The pattern holds across industries. Generic AI tools require significant customization, ongoing maintenance and domain expertise that most companies don't possess. Application layer companies absorb this complexity, delivering turnkey solutions that integrate seamlessly into existing workflows.
Investment Implications
Smart money is already shifting. While headlines focus on massive rounds for model companies, venture capital is quietly flowing toward application layer startups. These companies have clearer paths to profitability, shorter sales cycles and defensible moats built on domain expertise rather than compute resources.
The application layer also offers better risk-adjusted returns. Model companies face existential threats from tech giants with deeper pockets and more data. Application companies face competition from other specialists in their domain, which is a more manageable competitive landscape.
Consider the economics: Training a competitive foundational model requires hundreds of millions in capital and years of development. Building a specialized application can be done with tens of millions and months to market. The barriers to entry are fundamentally different.
The Path to AI Profitability
This doesn’t mean foundational model development stops. Instead, it becomes a commodity infrastructure layer, like cloud computing or databases. The differentiated value moves up the stack to companies that understand specific use cases, have domain expertise and can deliver complete solutions. As an example, a startup building an AI recruiting tool doesn’t need to train its own model. It needs to understand how recruiters actually work, integrate with applicant tracking systems, and handle the messy reality of resume parsing and candidate matching. Use GPT as the engine, but build the car around it.
For entrepreneurs, the opportunity is clear: Stop trying to build better hammers and start building better houses. The market rewards companies that solve real problems with existing tools more than those that build marginally better tools.

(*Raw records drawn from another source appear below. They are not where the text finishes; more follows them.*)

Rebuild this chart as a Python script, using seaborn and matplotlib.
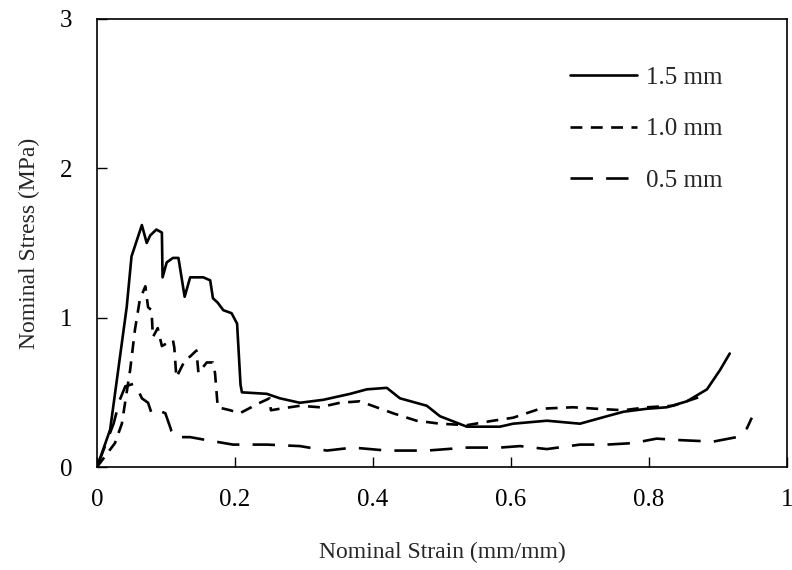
import numpy as np
import pandas as pd
import matplotlib
matplotlib.use("Agg")
import matplotlib.pyplot as plt
import seaborn as sns

# 1.5 mm specimen
strain_15 = [0.0, 0.019, 0.043, 0.050, 0.055, 0.065, 0.072, 0.077, 0.086, 0.094, 0.095, 0.101, 0.110,
             0.118, 0.127, 0.135, 0.154, 0.164, 0.168, 0.175, 0.183, 0.195, 0.203, 0.208, 0.210,
             0.246, 0.265, 0.294, 0.328, 0.367, 0.391, 0.420, 0.439, 0.478, 0.497, 0.536, 0.584,
             0.603, 0.652, 0.700, 0.739, 0.763, 0.797, 0.826, 0.855, 0.884, 0.903, 0.917]
stress_15 = [0.0, 0.25, 1.07, 1.41, 1.48, 1.62, 1.50, 1.55, 1.59, 1.57, 1.27, 1.37, 1.40,
             1.40, 1.14, 1.27, 1.27, 1.25, 1.13, 1.10, 1.05, 1.03, 0.96, 0.55, 0.50,
             0.49, 0.46, 0.43, 0.45, 0.49, 0.52, 0.53, 0.46, 0.41, 0.34, 0.27, 0.27,
             0.29, 0.31, 0.29, 0.34, 0.37, 0.39, 0.40, 0.44, 0.52, 0.65, 0.76]

# 1.0 mm specimen
strain_10 = [0.0, 0.026, 0.036, 0.048, 0.055, 0.062, 0.070, 0.074, 0.079, 0.081, 0.088, 0.094, 0.110,
             0.112, 0.115, 0.128, 0.135, 0.144, 0.147, 0.159, 0.168, 0.171, 0.175, 0.193, 0.207,
             0.236, 0.250, 0.252, 0.265, 0.294, 0.323, 0.352, 0.381, 0.405, 0.429, 0.463, 0.497,
             0.536, 0.574, 0.603, 0.642, 0.690, 0.724, 0.763, 0.797, 0.835, 0.874]
stress_10 = [0.0, 0.16, 0.29, 0.65, 0.92, 1.12, 1.21, 1.07, 1.05, 0.87, 0.93, 0.81, 0.85,
             0.80, 0.60, 0.72, 0.74, 0.78, 0.63, 0.70, 0.70, 0.63, 0.40, 0.38, 0.36,
             0.43, 0.46, 0.38, 0.39, 0.41, 0.40, 0.43, 0.44, 0.40, 0.36, 0.31, 0.29,
             0.28, 0.31, 0.33, 0.39, 0.40, 0.39, 0.38, 0.40, 0.41, 0.47]

# 0.5 mm specimen
strain_05 = [0.0, 0.024, 0.033, 0.041, 0.055, 0.065, 0.074, 0.079, 0.088, 0.099, 0.108, 0.115, 0.135,
             0.159, 0.197, 0.246, 0.294, 0.333, 0.371, 0.420, 0.478, 0.536, 0.584, 0.613, 0.652,
             0.700, 0.739, 0.777, 0.811, 0.845, 0.893, 0.927, 0.942, 0.949]
stress_05 = [0.0, 0.29, 0.45, 0.54, 0.56, 0.46, 0.43, 0.36, 0.38, 0.36, 0.24, 0.20, 0.20,
             0.18, 0.15, 0.15, 0.14, 0.11, 0.13, 0.11, 0.11, 0.13, 0.13, 0.14, 0.12,
             0.15, 0.15, 0.16, 0.19, 0.18, 0.17, 0.20, 0.26, 0.33]

labels = ["1.5 mm", "1.0 mm", "0.5 mm"]
x_ticks = [0, 0.2, 0.4, 0.6, 0.8, 1]
x_tick_labels = ["0", "0.2", "0.4", "0.6", "0.8", "1"]
y_ticks = [0, 1, 2, 3]
y_tick_labels = ["0", "1", "2", "3"]

df = pd.concat([
    pd.DataFrame({"strain": strain_15, "stress": stress_15, "t": labels[0]}),
    pd.DataFrame({"strain": strain_10, "stress": stress_10, "t": labels[1]}),
    pd.DataFrame({"strain": strain_05, "stress": stress_05, "t": labels[2]}),
], ignore_index=True)

sns.set_style("white")
plt.rcParams["font.family"] = ["Liberation Serif", "DejaVu Serif"]

fig = plt.figure(figsize=(7.92, 5.70), dpi=100)
ax = fig.add_axes([0.1225, 0.1807, 0.8712, 0.786])

sns.lineplot(data=df, x="strain", y="stress", hue="t", style="t",
             hue_order=labels, style_order=labels,
             palette={l: "black" for l in labels},
             dashes={labels[0]: "", labels[1]: (4.5, 3.2), labels[2]: (8.5, 5.0)},
             estimator=None, sort=False, linewidth=1.9, ax=ax)

ax.set_xlim(0, 1)
ax.set_ylim(0, 3)
ax.set_xticks(x_ticks)
ax.set_xticklabels(x_tick_labels)
ax.set_yticks(y_ticks)
ax.set_yticklabels(y_tick_labels)
ax.tick_params(direction="in", length=7, width=1, labelsize=18, colors="black", pad=16,
               bottom=True, left=True)
ax.tick_params(axis="y", pad=18)
for s in ax.spines.values():
    s.set_color("black")
    s.set_linewidth(1.2)

ax.set_xlabel("Nominal Strain (mm/mm)", fontsize=17, labelpad=22)
ax.set_ylabel("Nominal Stress (MPa)", fontsize=17, labelpad=14)

leg = ax.legend(loc="upper right", bbox_to_anchor=(0.939, 0.944), frameon=False,
                fontsize=18, handlelength=2.7, handletextpad=0.35, labelspacing=1.15)
for line in leg.get_lines():
    line.set_linewidth(1.9)

fig.savefig("out.png", dpi=100)
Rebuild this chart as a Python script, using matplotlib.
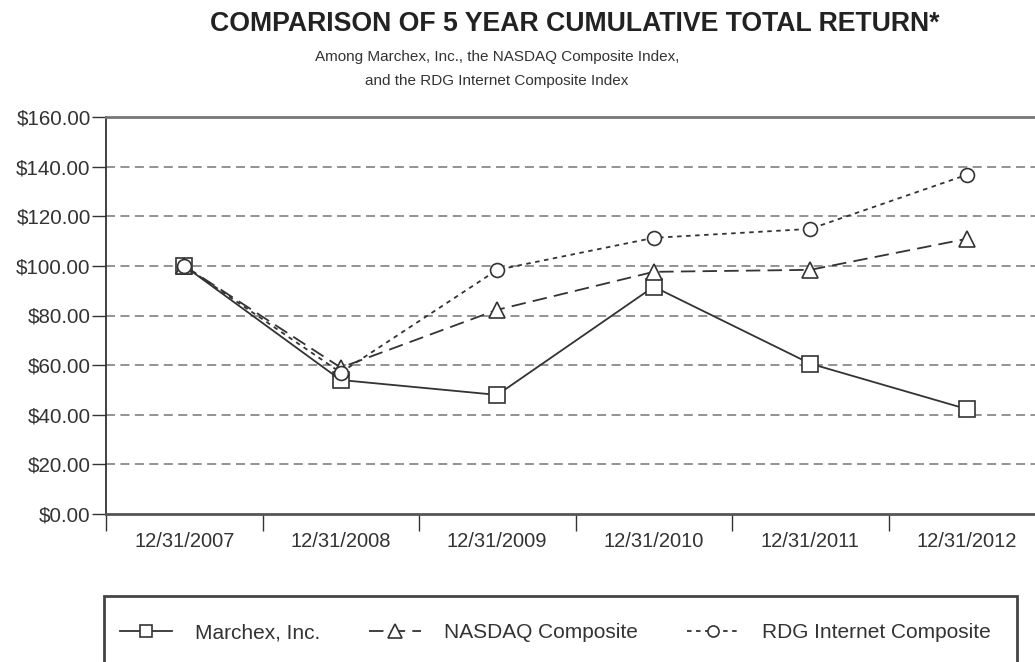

For enterprises evaluating AI strategies, the lesson is equally straightforward: focus on outcomes, not technology. Partner with companies that understand your domain and can deliver measurable results, rather than trying to build everything in-house with generic AI tools.
The AI revolution isn’t slowing down — it’s maturing. And maturity means moving beyond the technology itself to focus on what that technology can actually accomplish. The future belongs to the companies that make AI invisible by making it useful.